There's another side to that coin. Computer languages are so expressive and powerful that you always have several different ways to accomplish the same thing. It's easy to know a language inside out and still turn out what is derisively known as "baroque" code. (I have first hand experience).
But if you use all the nuances and power of the language, and produce code that's just like a-ringin' a bell -- take a bow, you're writing elegantly.
And like with other creative processes, attempts to regiment the writing of software tend to produce mundane code. Imagine following a list of guidelines while writing a novel. What would you get but a dull, boring tome? Do you think the inspired prose of a Vikram Seth or a Dom Moraes or an Amrita Pritam came from The Cookbook of Creative Writing (TM)?
Yet a whole slew of people work to stifle creativity in software. They seek to cloak software design in a fog of regulations and guidelines. These folks share two characteristics. One: they never actually write any software. Two: a god-given talent to use a hundred words to say what the rest of us would manage in ten. (Or, preferably, not say at all).
For two years in the mid-80s, I watched a group of these people first-hand. Their mandate was to consider software design and produce a computer-based model of it. Why was this desirable? I have no idea, but the people in this group -- they called themselves software engineers -- went at it like it was earth-shatteringly important.
The popular notion among them was that software design was like a waterfall. (Yes). Thus there were some who studied the "upstream" part of the process. Naturally, others studied the "downstream". Not content with that much, others decided that the "up-upstream" was where their interests lay. Naturally, this spawned the "down-upstream" people.
If you think it didn't stop there, you're right. If you're also asking "What does it all mean anyway?", the answer is "nothing."
But they were paid well. And they turned out documents by the gross. For software engineers -- and these were some of the best known -- are adept at turning out documents. At writing about writing software.
They didn't, however, write any software. In the eight years this project lasted, it produced one software product of note. That was the effort of a team of four who held a healthy, barely secret, contempt for their colleagues. Following no particular rules -- certainly none that the documents contained -- they took five months to turn out a robust, useful, even elegant piece of software.
A lesson for the "up-upstream"-ers? Hardly.
In the '90s and later, we've been plagued by a whole new field of play for these guys.

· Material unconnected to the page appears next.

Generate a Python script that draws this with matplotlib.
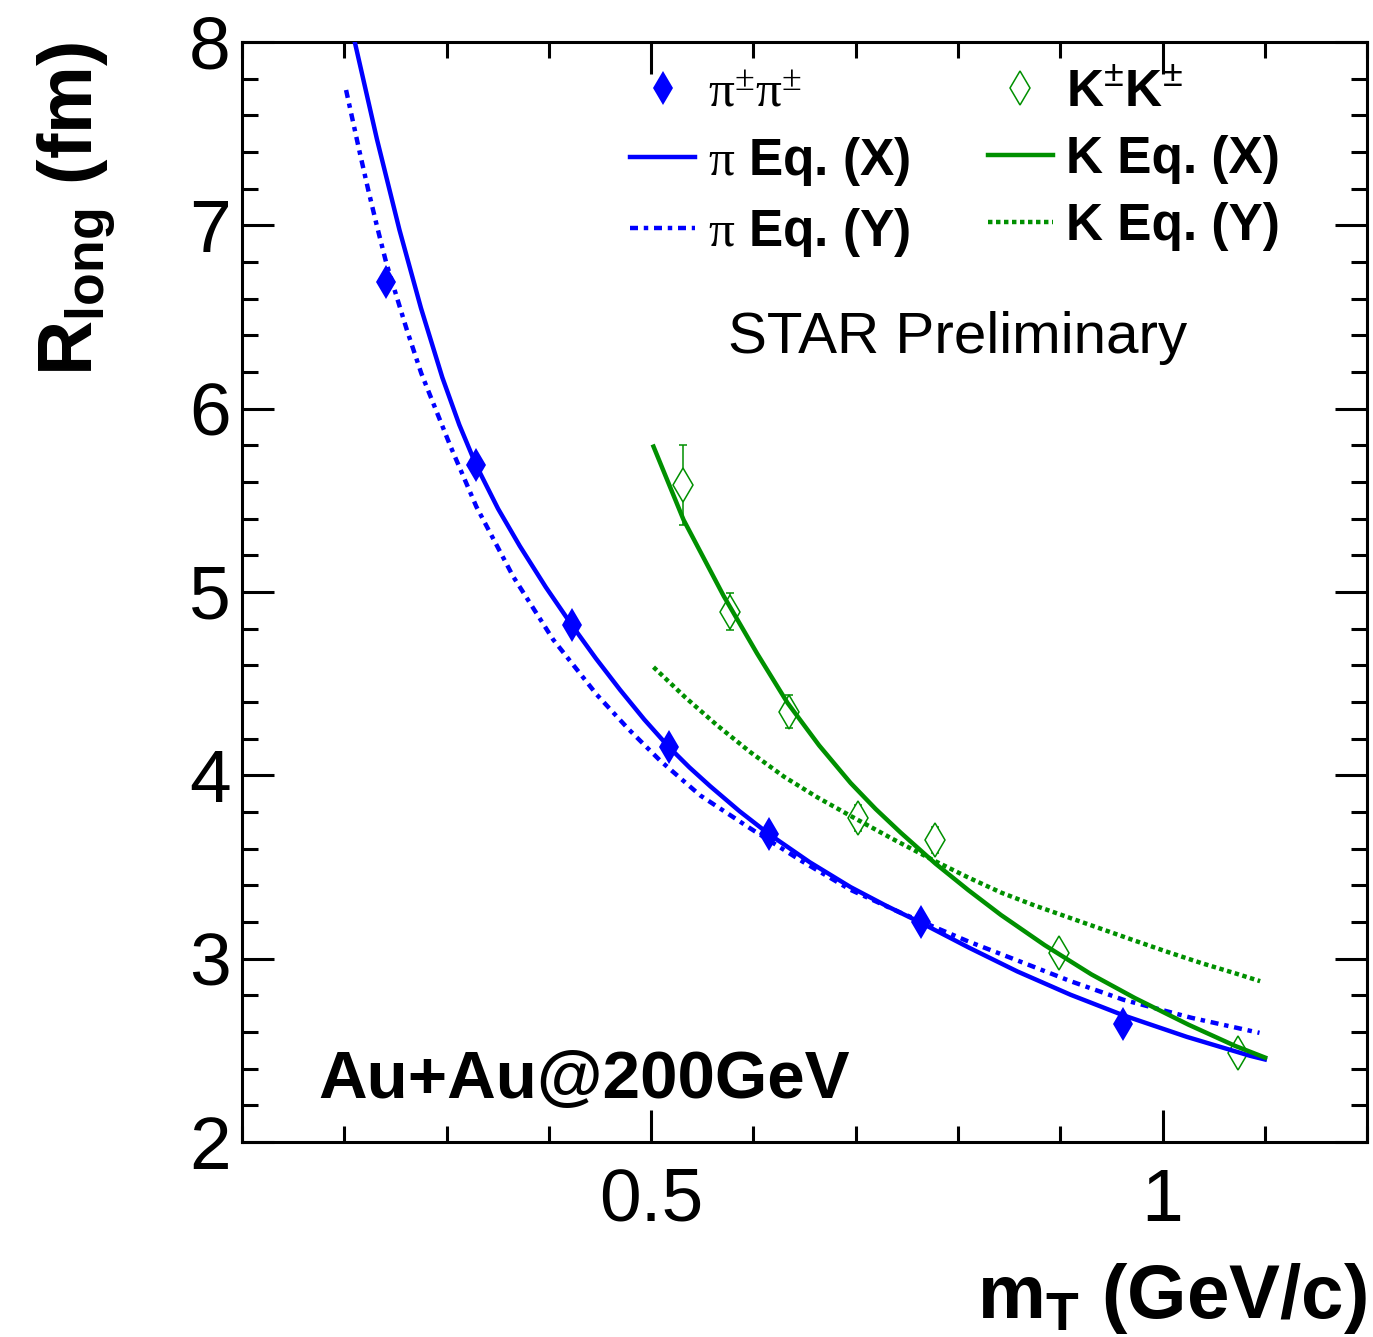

It's called ISO 9001, and its faithful will tell you it aims to improve the quality of software. (All software is poor quality, didn't you know?) To persuade you, they produce lots and lots of -- you guessed it -- documents.
Yes, if ISO 9001 is characterized by just one thing, that would have to be the kilograms of documents it generates. They come complete with official looking numbers and designations and warnings, so you start thinking they say something worthwhile.
Like one that I have, "Guidelines for the application of ISO 9001 to the development, supply and maintenance of software." It begins with this vital announcement:
- Use of the masculine gender in this Guideline is not meant to exclude the feminine gender where applied to persons.
As any writer of software will tell you, he -- without meaning to exclude the feminine gender where applied to persons -- worries about exactly this while doing his -- without meaning to exclude the feminine gender where applied to persons -- job.
And what's inside this document? Endless lists of points about writing code. Then you read them.
What, for example, should you keep in mind while making copies of your software?
Paragraph 188.8.131.52 (a) has the answer: "the number of copies of each software item."
What, for another example, should a "maintenance plan" for your software include?
Paragraph 5.8.2 (d) has the answer: "Maintenance activities."
24 pages of this stuff. The waterfall guys would salivate. (Or maybe they wrote this).
But you, you would do well to wonder: why isn't there an ISO 9001 for creative writing?